Stored data

----

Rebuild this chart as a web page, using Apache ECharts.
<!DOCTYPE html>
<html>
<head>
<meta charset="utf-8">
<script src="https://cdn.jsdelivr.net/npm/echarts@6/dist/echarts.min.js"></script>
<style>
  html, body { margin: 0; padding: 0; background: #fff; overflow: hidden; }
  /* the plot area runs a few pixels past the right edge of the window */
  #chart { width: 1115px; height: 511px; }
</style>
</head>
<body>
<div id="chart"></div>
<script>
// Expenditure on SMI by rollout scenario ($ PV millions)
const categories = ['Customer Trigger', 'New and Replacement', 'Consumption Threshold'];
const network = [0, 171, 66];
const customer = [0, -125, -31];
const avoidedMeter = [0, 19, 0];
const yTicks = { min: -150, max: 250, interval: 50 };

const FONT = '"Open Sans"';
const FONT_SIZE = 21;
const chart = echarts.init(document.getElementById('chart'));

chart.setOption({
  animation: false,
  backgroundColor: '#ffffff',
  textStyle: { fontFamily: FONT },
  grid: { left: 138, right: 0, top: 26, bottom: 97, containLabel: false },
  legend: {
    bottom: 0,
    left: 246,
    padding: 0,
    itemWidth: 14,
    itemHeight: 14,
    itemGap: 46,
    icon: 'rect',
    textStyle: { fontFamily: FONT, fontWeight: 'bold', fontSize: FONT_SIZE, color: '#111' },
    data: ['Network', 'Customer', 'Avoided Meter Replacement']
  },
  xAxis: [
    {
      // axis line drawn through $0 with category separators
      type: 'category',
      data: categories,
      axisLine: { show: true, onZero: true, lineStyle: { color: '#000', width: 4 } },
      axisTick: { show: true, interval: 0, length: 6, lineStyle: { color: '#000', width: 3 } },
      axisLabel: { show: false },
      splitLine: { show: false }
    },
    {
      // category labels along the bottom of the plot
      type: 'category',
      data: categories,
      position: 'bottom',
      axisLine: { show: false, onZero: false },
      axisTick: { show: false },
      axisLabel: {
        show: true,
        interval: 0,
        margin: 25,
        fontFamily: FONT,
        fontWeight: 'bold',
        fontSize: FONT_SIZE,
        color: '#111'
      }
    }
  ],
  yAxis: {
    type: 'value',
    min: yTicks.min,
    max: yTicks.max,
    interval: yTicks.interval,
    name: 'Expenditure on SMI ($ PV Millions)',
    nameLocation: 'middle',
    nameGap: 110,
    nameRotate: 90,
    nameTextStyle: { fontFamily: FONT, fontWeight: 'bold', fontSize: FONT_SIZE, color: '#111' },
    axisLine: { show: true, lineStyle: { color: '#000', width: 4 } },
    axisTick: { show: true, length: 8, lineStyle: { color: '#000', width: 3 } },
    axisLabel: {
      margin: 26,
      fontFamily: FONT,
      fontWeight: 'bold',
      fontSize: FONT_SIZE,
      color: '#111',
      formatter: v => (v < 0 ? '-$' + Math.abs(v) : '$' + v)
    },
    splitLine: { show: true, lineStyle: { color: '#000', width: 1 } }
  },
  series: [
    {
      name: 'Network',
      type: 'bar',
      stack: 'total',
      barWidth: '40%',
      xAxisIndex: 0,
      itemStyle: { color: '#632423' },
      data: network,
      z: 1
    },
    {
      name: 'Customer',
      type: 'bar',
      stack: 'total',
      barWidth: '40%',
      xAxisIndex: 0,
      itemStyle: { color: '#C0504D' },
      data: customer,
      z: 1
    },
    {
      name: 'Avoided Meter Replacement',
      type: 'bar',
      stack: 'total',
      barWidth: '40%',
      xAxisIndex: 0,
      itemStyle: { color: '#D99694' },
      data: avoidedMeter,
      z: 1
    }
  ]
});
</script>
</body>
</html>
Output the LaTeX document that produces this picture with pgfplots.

----

# THE REQUEST:
Reproduce the material verbatim, line by line.

# CORRECT OUTPUT:
Rebuild this chart as a web page, using Apache ECharts.
<!DOCTYPE html>
<html>
<head>
<meta charset="utf-8">
<script src="https://cdn.jsdelivr.net/npm/echarts@6/dist/echarts.min.js"></script>
<style>
  html, body { margin: 0; padding: 0; background: #fff; overflow: hidden; }
  /* the plot area runs a few pixels past the right edge of the window */
  #chart { width: 1115px; height: 511px; }
</style>
</head>
<body>
<div id="chart"></div>
<script>
// Expenditure on SMI by rollout scenario ($ PV millions)
const categories = ['Customer Trigger', 'New and Replacement', 'Consumption Threshold'];
const network = [0, 171, 66];
const customer = [0, -125, -31];
const avoidedMeter = [0, 19, 0];
const yTicks = { min: -150, max: 250, interval: 50 };

const FONT = '"Open Sans"';
const FONT_SIZE = 21;
const chart = echarts.init(document.getElementById('chart'));

chart.setOption({
  animation: false,
  backgroundColor: '#ffffff',
  textStyle: { fontFamily: FONT },
  grid: { left: 138, right: 0, top: 26, bottom: 97, containLabel: false },
  legend: {
    bottom: 0,
    left: 246,
    padding: 0,
    itemWidth: 14,
    itemHeight: 14,
    itemGap: 46,
    icon: 'rect',
    textStyle: { fontFamily: FONT, fontWeight: 'bold', fontSize: FONT_SIZE, color: '#111' },
    data: ['Network', 'Customer', 'Avoided Meter Replacement']
  },
  xAxis: [
    {
      // axis line drawn through $0 with category separators
      type: 'category',
      data: categories,
      axisLine: { show: true, onZero: true, lineStyle: { color: '#000', width: 4 } },
      axisTick: { show: true, interval: 0, length: 6, lineStyle: { color: '#000', width: 3 } },
      axisLabel: { show: false },
      splitLine: { show: false }
    },
    {
      // category labels along the bottom of the plot
      type: 'category',
      data: categories,
      position: 'bottom',
      axisLine: { show: false, onZero: false },
      axisTick: { show: false },
      axisLabel: {
        show: true,
        interval: 0,
        margin: 25,
        fontFamily: FONT,
        fontWeight: 'bold',
        fontSize: FONT_SIZE,
        color: '#111'
      }
    }
  ],
  yAxis: {
    type: 'value',
    min: yTicks.min,
    max: yTicks.max,
    interval: yTicks.interval,
    name: 'Expenditure on SMI ($ PV Millions)',
    nameLocation: 'middle',
    nameGap: 110,
    nameRotate: 90,
    nameTextStyle: { fontFamily: FONT, fontWeight: 'bold', fontSize: FONT_SIZE, color: '#111' },
    axisLine: { show: true, lineStyle: { color: '#000', width: 4 } },
    axisTick: { show: true, length: 8, lineStyle: { color: '#000', width: 3 } },
    axisLabel: {
      margin: 26,
      fontFamily: FONT,
      fontWeight: 'bold',
      fontSize: FONT_SIZE,
      color: '#111',
      formatter: v => (v < 0 ? '-$' + Math.abs(v) : '$' + v)
    },
    splitLine: { show: true, lineStyle: { color: '#000', width: 1 } }
  },
  series: [
    {
      name: 'Network',
      type: 'bar',
      stack: 'total',
      barWidth: '40%',
      xAxisIndex: 0,
      itemStyle: { color: '#632423' },
      data: network,
      z: 1
    },
    {
      name: 'Customer',
      type: 'bar',
      stack: 'total',
      barWidth: '40%',
      xAxisIndex: 0,
      itemStyle: { color: '#C0504D' },
      data: customer,
      z: 1
    },
    {
      name: 'Avoided Meter Replacement',
      type: 'bar',
      stack: 'total',
      barWidth: '40%',
      xAxisIndex: 0,
      itemStyle: { color: '#D99694' },
      data: avoidedMeter,
      z: 1
    }
  ]
});
</script>
</body>
</html>
Output the LaTeX document that produces this picture with pgfplots.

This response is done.